Nobody from midfield got close to or beyond Haller in the 90 minutes.  As he drifted out wide to collect the ball or won it in the air, there were scarcely any ​West Ham players trying to get into the box to help him out. It happened with such alarming regularity that it must have been part of the gameplan or instructions on the day.


When Ajeti entered on 74 minutes, Haller actually seemed to have been instructed to drop a little deeper and the same scenario played out for the final 16-odd minutes - only more frustrating and painful to watch as what should have been a front two really wasn't. In honesty, the '4-4-2' that ended that game seemed like a disjointed and randomly picked set of West Ham players.


Quelle surprise, West Ham's best chance came from a corner, as Angelo Ogbonna drew a fine save from Jordan Pickford in the 83rd minute.
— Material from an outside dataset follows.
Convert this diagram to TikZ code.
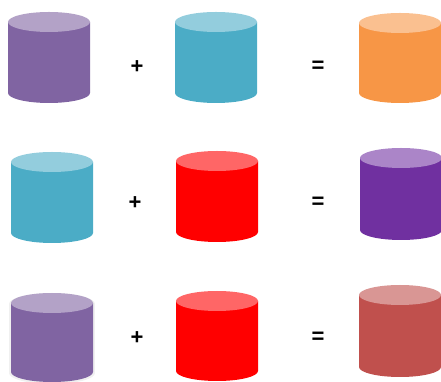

How different might the game have been if Pellegrini had tried to exploit this weakness from the start? 


Everton added a late second to make it look more comfortable, but in reality their lead for most of the game came courtesy of Roberto's generous goalkeeping and they didn't exactly have to play well to beat the Hammers. Better team selection and a higher tempo, and West Ham could have been away from their opponents.

 

Sheffield United visit the London Stadium on Saturday and will provide a very stern test, so West Ham will need to do everything better. Team selection, application, desire - it all starts with the manager mind you.